Binary search by default finds one occurrence of the target element. But in practical scenarios, such as searching transaction records, duplicates are common. To find the first or last occurrence of a target, slight modifications are needed, like continuing the search even after finding an element, either on the left or right half. Ignoring duplicates might give incomplete results, impacting analysis accuracy.

Avoiding these pitfalls not only improves the algorithm’s correctness but also enhances performance, critical for handling real-world financial data efficiently.

Practical Applications of Binary Search

Binary search is not just a theoretical concept; it finds real-world use in many fields, particularly where quick data retrieval is crucial. Its efficiency in handling large, sorted data sets makes it indispensable in database management, system design, and beyond. Here, we explore some common practical uses and variants of the algorithm that programmers and analysts should know.

Searching in Large Data Sets

Use in databases and indexing

Binary search plays a vital role in database systems for efficient data access. Databases often maintain indexes—sorted lists or trees that help locate records without scanning the entire data. When querying databases containing millions of entries, binary search reduces the number of comparisons needed, speeding up lookup times drastically. For instance, in a library management system, searching for a book by ISBN uses binary search over the sorted index of ISBN numbers, making retrieval swift even as the catalogue grows.

Applications in system design

System design incorporates binary search in areas such as load balancing and resource allocation. When deciding how to distribute workloads among servers or how to allocate resources under constraints, binary search helps quickly find optimal or near-optimal thresholds. For example, a video streaming service might use binary search to adjust video quality dynamically, efficiently finding the best resolution that matches the user's bandwidth without causing buffering.

Variants of Binary Search

Finding first or last occurrence

Standard binary search returns any instance of the search key, but sometimes you need the exact first or last occurrence of a value in a sorted list. Modifying the algorithm to check boundaries allows finding these positions effectively. This is especially useful in stock market data analysis where one might want to pinpoint when a stock first hit a particular price during a trading session.
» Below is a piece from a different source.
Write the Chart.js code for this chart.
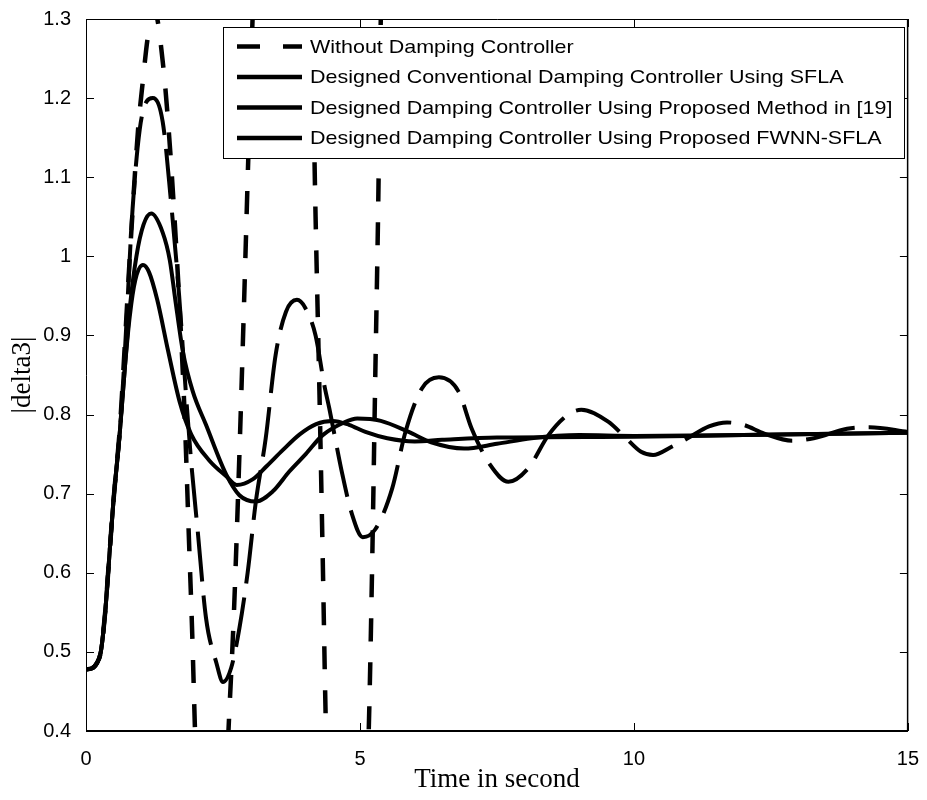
<!DOCTYPE html>
<html>
<head>
<meta charset="utf-8">
<title>|delta3| response</title>
<script src="https://cdn.jsdelivr.net/npm/chart.js@4.4.1/dist/chart.umd.min.js"></script>
<style>
  html, body { margin: 0; padding: 0; background: #fff; }
  #wrap { width: 927px; height: 800px; }
</style>
</head>
<body>
<div id="wrap"><canvas id="chart" width="927" height="800"></canvas></div>
<script>
// axis ticks
const xTicks = [0, 5, 10, 15];
const yTicks = [0.4, 0.5, 0.6, 0.7, 0.8, 0.9, 1.0, 1.1, 1.2, 1.3];

const seriesNames = [
    "Without Damping Controller",
    "Designed Conventional Damping Controller Using SFLA",
    "Designed Damping Controller Using Proposed Method in [19]",
    "Designed Damping Controller Using Proposed FWNN-SFLA"
];

// time (s) / |delta3|
const tWithout = [0, 0.1, 0.2, 0.27, 0.35, 0.41, 0.5, 0.62, 0.71, 0.8, 0.95, 1.04, 1.13, 1.25,
    1.41, 1.53, 1.64, 1.72, 1.8, 1.88, 1.94, 1.99, 2.1, 2.3, 2.45, 2.6, 2.7, 2.8, 2.88, 2.96, 3.04,
    3.2, 3.6, 3.95, 4.12, 4.19, 4.26, 4.32, 4.38, 4.5, 4.77, 5.0, 5.16, 5.22, 5.28, 5.33, 5.38,
    5.5, 5.8, 6.2];
const vWithout = [0.478, 0.479, 0.486, 0.5, 0.55, 0.606, 0.69, 0.785, 0.89, 1.0, 1.16, 1.223, 1.278, 1.31,
    1.24, 1.14, 1.02, 0.92, 0.8, 0.64, 0.52, 0.4, 0.2, 0.05, 0.15, 0.4, 0.55, 0.75, 0.93, 1.12, 1.3,
    1.55, 1.75, 1.55, 1.3, 1.05, 0.83, 0.62, 0.4, 0.15, -0.1, 0.1, 0.4, 0.6, 0.85, 1.05, 1.3,
    1.7, 2.3, 2.6];

const tSfla = [0, 0.1, 0.2, 0.27, 0.35, 0.41, 0.5, 0.62, 0.71, 0.85, 0.98, 1.1, 1.22,
    1.4, 1.55, 1.7, 1.82, 1.92, 2.04, 2.19, 2.38, 2.5, 2.65, 2.8, 2.95, 3.1, 3.28, 3.46, 3.65, 3.85,
    4.0, 4.19, 4.35, 4.44, 4.68, 4.85, 5.05, 5.28, 5.59, 5.83, 6.13, 6.44, 6.8, 7.04, 7.38, 7.71,
    8.07, 8.44, 8.8, 9.04, 9.53, 9.83, 10.13, 10.35, 10.68, 10.98, 11.37, 11.7, 12.0, 12.38, 12.89, 13.28,
    13.89, 14.3, 15];
const vSfla = [0.478, 0.479, 0.486, 0.5, 0.55, 0.606, 0.69, 0.78, 0.88, 1.06, 1.16, 1.195, 1.2,
    1.17, 1.07, 0.95, 0.83, 0.74, 0.652, 0.543, 0.486, 0.462, 0.48, 0.53, 0.6, 0.69, 0.77, 0.875, 0.93, 0.945,
    0.935, 0.9, 0.837, 0.808, 0.724, 0.675, 0.645, 0.655, 0.707, 0.778, 0.833, 0.847, 0.829, 0.782, 0.736, 0.715,
    0.732, 0.774, 0.8, 0.806, 0.791, 0.772, 0.753, 0.749, 0.759, 0.77, 0.785, 0.79, 0.787, 0.776, 0.767, 0.77,
    0.782, 0.784, 0.778];

const tRef19 = [0, 0.1, 0.2, 0.27, 0.35, 0.41, 0.5, 0.62, 0.71, 0.8, 0.92, 1.05, 1.19,
    1.4, 1.53, 1.63, 1.77, 1.95, 2.19, 2.56, 2.8, 3.1, 3.41, 3.71, 4.01, 4.32, 4.71, 4.95, 5.38,
    5.89, 6.3, 6.9, 7.5, 8.13, 9.0, 10.0, 12.0, 15];
const vRef19 = [0.478, 0.479, 0.486, 0.5, 0.55, 0.606, 0.69, 0.78, 0.86, 0.935, 1.0, 1.04, 1.054,
    1.03, 0.995, 0.945, 0.879, 0.829, 0.787, 0.724, 0.698, 0.69, 0.703, 0.728, 0.75, 0.774, 0.79, 0.795, 0.792,
    0.778, 0.765, 0.757, 0.763, 0.77, 0.774, 0.773, 0.774, 0.777];

const tFwnn = [0, 0.1, 0.2, 0.27, 0.35, 0.41, 0.5, 0.62, 0.71, 0.8, 0.9, 1.04, 1.15,
    1.3, 1.5, 1.71, 1.92, 2.25, 2.56, 2.75, 3.04, 3.3, 3.59, 3.9, 4.2, 4.5, 4.8, 5.1, 5.5,
    6.0, 6.5, 7.5, 10.0, 12.0, 15];
const vFwnn = [0.478, 0.479, 0.486, 0.5, 0.55, 0.606, 0.69, 0.78, 0.86, 0.925, 0.97, 0.989, 0.98,
    0.945, 0.88, 0.816, 0.775, 0.742, 0.722, 0.711, 0.718, 0.735, 0.755, 0.775, 0.788, 0.792, 0.787, 0.778, 0.77,
    0.766, 0.768, 0.771, 0.772, 0.774, 0.777];

function pts(ts, vs) {
    return ts.map((t, i) => ({ x: t, y: vs[i] }));
}

const sansFont = '"Liberation Sans", Arial, sans-serif';
const serifFont = '"Liberation Serif", "Times New Roman", serif';

// box round the plot with inward ticks, like matlab
const framePlugin = {
    id: "frame",
    afterDraw(chart) {
        const { ctx, chartArea: a, scales } = chart;
        ctx.save();
        ctx.strokeStyle = "#000";
        ctx.lineWidth = 1;
        ctx.beginPath();
        ctx.moveTo(a.left + 0.5, a.bottom);
        ctx.lineTo(a.left + 0.5, a.top + 0.5);
        ctx.lineTo(a.right, a.top + 0.5);
        ctx.stroke();
        ctx.lineWidth = 1.5;
        ctx.beginPath();
        ctx.moveTo(a.right - 0.25, a.top);
        ctx.lineTo(a.right - 0.25, a.bottom);
        ctx.stroke();
        ctx.lineWidth = 2;
        ctx.beginPath();
        ctx.moveTo(a.left, a.bottom);
        ctx.lineTo(a.right, a.bottom);
        ctx.stroke();

        ctx.lineWidth = 1;
        ctx.beginPath();
        xTicks.forEach(v => {
            const px = Math.round(scales.x.getPixelForValue(v)) + 0.5;
            ctx.moveTo(px, a.bottom);
            ctx.lineTo(px, a.bottom - 8);
            ctx.moveTo(px, a.top);
            ctx.lineTo(px, a.top + 8);
        });
        yTicks.forEach(v => {
            const py = Math.round(scales.y.getPixelForValue(v)) + 0.5;
            ctx.moveTo(a.left, py);
            ctx.lineTo(a.left + 8, py);
            ctx.moveTo(a.right, py);
            ctx.lineTo(a.right - 8, py);
        });
        ctx.stroke();
        ctx.restore();
    }
};

const legendPlugin = {
    id: "boxLegend",
    afterDraw(chart) {
        const ctx = chart.ctx;
        const left = 223, top = 27, right = 904, bottom = 158;
        const rows = [46.5, 77, 107.5, 138];
        ctx.save();
        ctx.fillStyle = "#fff";
        ctx.fillRect(left, top, right - left, bottom - top);
        ctx.strokeStyle = "#000";
        ctx.lineWidth = 1;
        ctx.strokeRect(left + 0.5, top + 0.5, right - left, bottom - top);

        chart.data.datasets.forEach((ds, i) => {
            const y = rows[i];
            ctx.beginPath();
            ctx.lineWidth = 4.5;
            ctx.setLineDash(i === 0 ? [23, 23] : []);
            ctx.moveTo(237, y);
            ctx.lineTo(302, y);
            ctx.stroke();
            ctx.setLineDash([]);

            ctx.save();
            ctx.translate(310, y + 1);
            ctx.scale(1.13, 1);
            ctx.fillStyle = "#000";
            ctx.font = "19px " + sansFont;
            ctx.textBaseline = "middle";
            ctx.fillText(ds.label, 0, 0);
            ctx.restore();
        });
        ctx.restore();
    }
};

const ctx = document.getElementById("chart").getContext("2d");
new Chart(ctx, {
    type: "line",
    data: {
        datasets: [
            {
                label: seriesNames[0],
                data: pts(tWithout, vWithout),
                borderColor: "#000",
                borderWidth: 4.5,
                borderDash: [23, 21]
            },
            {
                label: seriesNames[1],
                data: pts(tSfla, vSfla),
                borderColor: "#000",
                borderWidth: 4,
                borderDash: [50, 14]
            },
            {
                label: seriesNames[2],
                data: pts(tRef19, vRef19),
                borderColor: "#000",
                borderWidth: 4
            },
            {
                label: seriesNames[3],
                data: pts(tFwnn, vFwnn),
                borderColor: "#000",
                borderWidth: 4
            }
        ]
    },
    options: {
        responsive: false,
        animation: false,
        devicePixelRatio: 1,
        layout: { padding: { top: 16, right: 16, left: 0, bottom: 0 } },
        elements: {
            point: { radius: 0 },
            line: { cubicInterpolationMode: "monotone", fill: false }
        },
        plugins: {
            legend: { display: false },
            tooltip: { enabled: false }
        },
        scales: {
            x: {
                type: "linear",
                min: 0,
                max: 15,
                afterBuildTicks: s => { s.ticks = xTicks.map(v => ({ value: v })); },
                afterFit: s => { s.height = 69; },
                grid: { display: false },
                border: { display: false },
                ticks: {
                    font: { family: sansFont, size: 20 },
                    color: "#000",
                    padding: 8,
                    maxRotation: 0,
                    autoSkip: false,
                    callback: v => String(v)
                },
                title: {
                    display: true,
                    text: "Time in second",
                    color: "#000",
                    font: { family: serifFont, size: 27 },
                    padding: { top: 0, bottom: 4 }
                }
            },
            y: {
                type: "linear",
                min: 0.4,
                max: 1.3,
                afterBuildTicks: s => { s.ticks = yTicks.map(v => ({ value: v })); },
                afterFit: s => { s.width = 86; },
                grid: { display: false },
                border: { display: false },
                ticks: {
                    font: { family: sansFont, size: 20 },
                    color: "#000",
                    padding: 7,
                    autoSkip: false,
                    callback: v => String(Math.round(v * 10) / 10)
                },
                title: {
                    display: true,
                    text: "|delta3|",
                    color: "#000",
                    font: { family: serifFont, size: 27 },
                    padding: { top: 7, bottom: 0 }
                }
            }
        }
    },
    plugins: [framePlugin, legendPlugin]
});
</script>
</body>
</html>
Searching in rotated arrays

Arrays that have been rotated—where elements have been shifted circularly—pose challenges for normal binary search. Specialised variants adapt the search by identifying which part of the rotated array is sorted before deciding the search path. This technique is often used in fault-tolerant systems or circular buffers, where data storage wraps around but remains accessible efficiently.

Other specialised cases

Binary search also extends to scenarios beyond sorted arrays, such as searching in infinite or unknown-sized data streams by progressively doubling the search space. It can optimise solutions to problems like finding integer square roots or solving equations with monotonic functions. For instance, determining the maximum loan amount payable within a fixed EMI budget can be done by applying binary search on the loan value range, cutting down on exhaustive checks.

Practical use of binary search and its variants can significantly enhance performance and accuracy in programming and data analysis, especially when dealing with slow, large, or complex data.

Understanding these applications and variations allows you to tailor binary search to your specific needs and improve efficiency in your projects or analyses.